We validate our algorithm on two benchmark datasets: (1) The CIFAR10 dataset contains 60,000 32 \(\times \) 32 color images of 10 classes; (2) The NUS-WIDE dataset consists of 269,648 images. Following [24], we use the subset of images annotated with the 21 most frequently happened classes. For CIFAR10, we use 10,000 images as the query samples, and the rest as the training samples. For NUS-WIDE, we randomly select 100 images from each of the 21 class labels as the query samples, and the rest as the training samples. Whether two images are similar or not depends on whether they share at least one common label.

We compare our method with five state-of-the-art hashing methods, including three traditional hashing methods KSH [9], MLH [10] and BRE [7], and two deep hashing methods, DSRH [16] and DRSCH [15].

We implement our method by the open-source Caffe [5] framework. In all the experiments, the weights of layers \(F_{1-7}\) of our network are initialized by the weights of AlexNet [6] which has been trained on the ImageNet dataset, while the weights of other layers are initialized randomly.

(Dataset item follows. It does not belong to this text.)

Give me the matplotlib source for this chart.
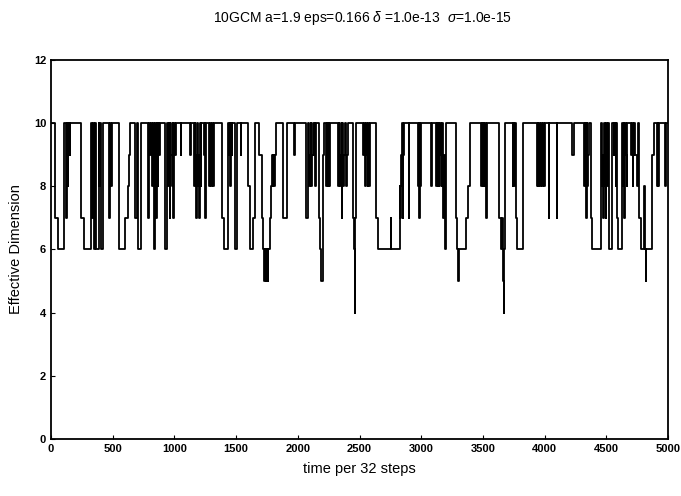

The mini-batch is set to 64. The parameter \(\psi \), \(\alpha \) and \(\beta \) are empirically set as 20, 0.01 and 0.1 respectively.

3.2 Results

We use four evaluation metrics for the performance comparison, which are mean average precision (mAP), precision within Hamming distance 2, precision at top 500 samples of different code lengths and precision curves with 64 bits with respect to different numbers of top returned samples.

Performance on CIFAR10. For CIFAR10, we follow [15] that the query image is searched within the query set itself. Table 1 shows the mAP values of CIFAR10 with different code lengths. From Table 1, we can find that DTSPH achieves better performance than other traditional hashing and deep hashing methods. Specially, DTSPH improves the mAP values of 48 bits to 0.805 from 0.631 achieved by DRSCH [15]. In addition, DTSPH shows an improvement of 34.7\(\%\) compared to KSH [9] with CNN features. Figure 2 shows the comparison results of other three evaluation metrics on CIFAR10. As we can see, DTSPH has better performance gains over the other five methods.

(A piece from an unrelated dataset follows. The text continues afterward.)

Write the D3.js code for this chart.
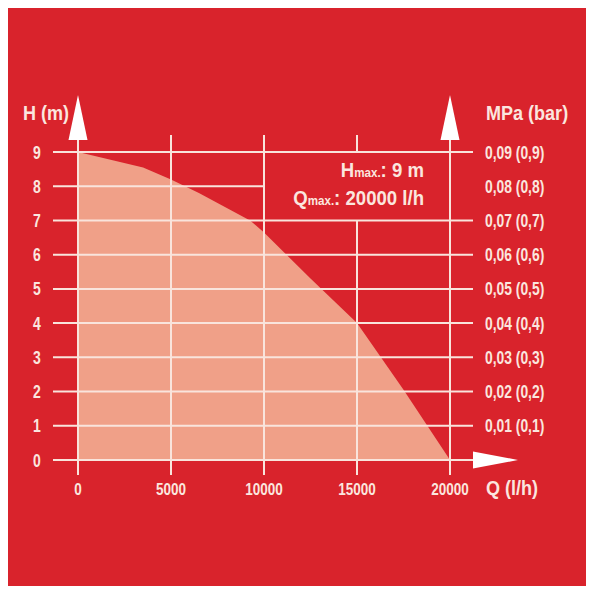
<!DOCTYPE html>
<html>
<head>
  <meta charset="utf-8" />
  <script src="https://d3js.org/d3.v7.min.js"></script>
  <style>
    body, html { margin: 0; padding: 0; background: #fff; }
    svg text {
      font-family: "Liberation Sans", Arial, sans-serif;
      font-weight: bold;
      fill: #fbe6df;
    }
  </style>
</head>
<body>
  <svg id="chart" width="595" height="595"></svg>
  <script>
// curve
var flow = [0, 3500, 5000, 6500, 9250, 10000, 12500, 15000, 17500, 20000];
var head = [9, 8.55, 8.2, 7.8, 7.0, 6.65, 5.3, 4.0, 2.05, 0];

var xTicks = [0, 5000, 10000, 15000, 20000];
var yTicks = [0, 1, 2, 3, 4, 5, 6, 7, 8, 9];
var pressureLabels = ["", "0,01 (0,1)", "0,02 (0,2)", "0,03 (0,3)", "0,04 (0,4)", "0,05 (0,5)",
                      "0,06 (0,6)", "0,07 (0,7)", "0,08 (0,8)", "0,09 (0,9)"];

var red = "#d9232c", fillCol = "#f0a088", lineCol = "#f9e4dc";

var svg = d3.select("#chart");
svg.append("rect").attr("x", 8).attr("y", 8).attr("width", 578).attr("height", 578).attr("fill", red);

var x = d3.scaleLinear().domain([0, 20000]).range([78, 450]);
var y = d3.scaleLinear().domain([0, 9]).range([460, 152]);

// filled pump curve
var area = d3.area()
  .x(function(d, i) { return x(flow[i]); })
  .y0(y(0))
  .y1(function(d) { return y(d); });
svg.append("path").datum(head).attr("d", area).attr("fill", fillCol);

var grid = svg.append("g").attr("stroke", lineCol).attr("stroke-width", 2);

// horizontal grid lines (the 8 m line stops at the info box)
yTicks.forEach(function(v) {
  grid.append("line")
    .attr("x1", 53).attr("x2", v == 8 ? x(10000) : 473)
    .attr("y1", y(v)).attr("y2", y(v));
});

// vertical grid lines
xTicks.forEach(function(v) {
  var top = (v == 0 || v == 20000) ? 139 : 135;
  if (v == 15000) {
    grid.append("line").attr("x1", x(v)).attr("x2", x(v)).attr("y1", top).attr("y2", y(9));
    grid.append("line").attr("x1", x(v)).attr("x2", x(v)).attr("y1", y(7)).attr("y2", 475);
  } else {
    grid.append("line").attr("x1", x(v)).attr("x2", x(v)).attr("y1", top).attr("y2", 475);
  }
});

// arrow heads
function tri(pts) {
  svg.append("path").attr("d", "M" + pts.join("L") + "Z").attr("fill", "#fff");
}
tri([[x(0), 95], [x(0) - 9.5, 140], [x(0) + 9.5, 140]]);
tri([[x(20000), 95], [x(20000) - 9.5, 140], [x(20000) + 9.5, 140]]);
tri([[518, y(0)], [473, y(0) - 8.5], [473, y(0) + 8.5]]);

// condensed text: squeeze horizontally around the anchor point
function label(px, py, txt, size, sx, anchor) {
  return svg.append("text")
    .attr("transform", "translate(" + px + "," + py + ") scale(" + sx + ",1)")
    .attr("text-anchor", anchor || "start")
    .attr("font-size", size)
    .text(txt);
}

// left tick labels
yTicks.forEach(function(d) { label(37, y(d) + 6.5, d, 17.5, 0.8, "middle"); });

// right tick labels
yTicks.filter(function(d) { return d > 0; }).forEach(function(d) {
  label(485, y(d) + 6.5, pressureLabels[d], 18, 0.77);
});

// bottom tick labels
xTicks.forEach(function(d) { label(x(d), 495, d, 16.5, 0.82, "middle"); });

// axis titles
label(23, 120, "H (m)", 20.5, 0.88);
label(486, 120, "MPa (bar)", 20.5, 0.88);
label(486, 495, "Q (l/h)", 20.5, 0.88);

// info box
function info(py, big, rest) {
  var t = label(424, py, "", 20, 0.93, "end");
  t.append("tspan").text(big);
  t.append("tspan").attr("font-size", 12.5).text("max.");
  t.append("tspan").text(rest);
}
info(177, "H", ": 9 m");
info(205, "Q", ": 20000 l/h");
  </script>
</body>
</html>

Table 1. Accuracy in terms of mAP w.r.t. different number of bits on two datasets. For NUS-WIDE, the mAP value is calculated within the top 50,000 returned neighbors.
Fig. 2.
figure 2

The results on CIFAR10: (a) Precision curves within Hamming distance 2; (b) Precision curves within top 500 returned; (c) Precision curves with 64 bits w.r.t. different numbers of top returned samples.

Performance on NUS -WIDE. Due to that NUS-WIDE is a relative big dataset, so we calculate mAP values within the top 50,000 returned samples. At the right of Table 1, the mAP values of different methods with different code lengths are shown. DTSPH shows superiority over other five methods again. Specially, DTSPH obtains a mAP of 0.789 with 48bits while the mAP value of DRSCH is 0.628 and the mAP value of KSH-CNN is 0.626. Figure 3(a) reports the precision curves within Hamming radius 2. Figure 3(b) shows the precision curves within top 500 returned. Figure 3(c) shows the precision curves of top 1000 returned samples with 64 bits. Our approach DTSPH shows better search accuracies than other five methods.

Fig. 3.
figure 3

The results on NUS-WIDE: (a) Precision curves within Hamming distance 2; (b) Precision curves within top 500 returned; (c) Precision curves with 64 bits w.r.t. different numbers of top returned samples.

Note that DRSCH and DSRH are deep hashing methods and they mainly consider the similarities among images. Experimental results on two benchmark datasets show that DTSPH is superior to DRSCH [15] and DSRH [16]. It demonstrates the effectiveness of DTSPH, which tries to preserve similarities of images in the top of the ranking list.

4 Conclusions

In this paper, we propose a deep top similarity preserving hashing (DTSPH) method to improve the quality of hash codes for image retrieval. We use CNN to extract discriminative image representations and learn hash functions simultaneously. At the top the CNN model, a deep top similarity preserving hashing loss function is designed to preserve the similarities at the top of the ranking list. The bigger dissimilarities at the top of the ranking list, the larger penalties are. Experimental results on two benchmark datasets show that DTSPH has superior performance against several state-of-the-art deep hashing and traditional hashing methods.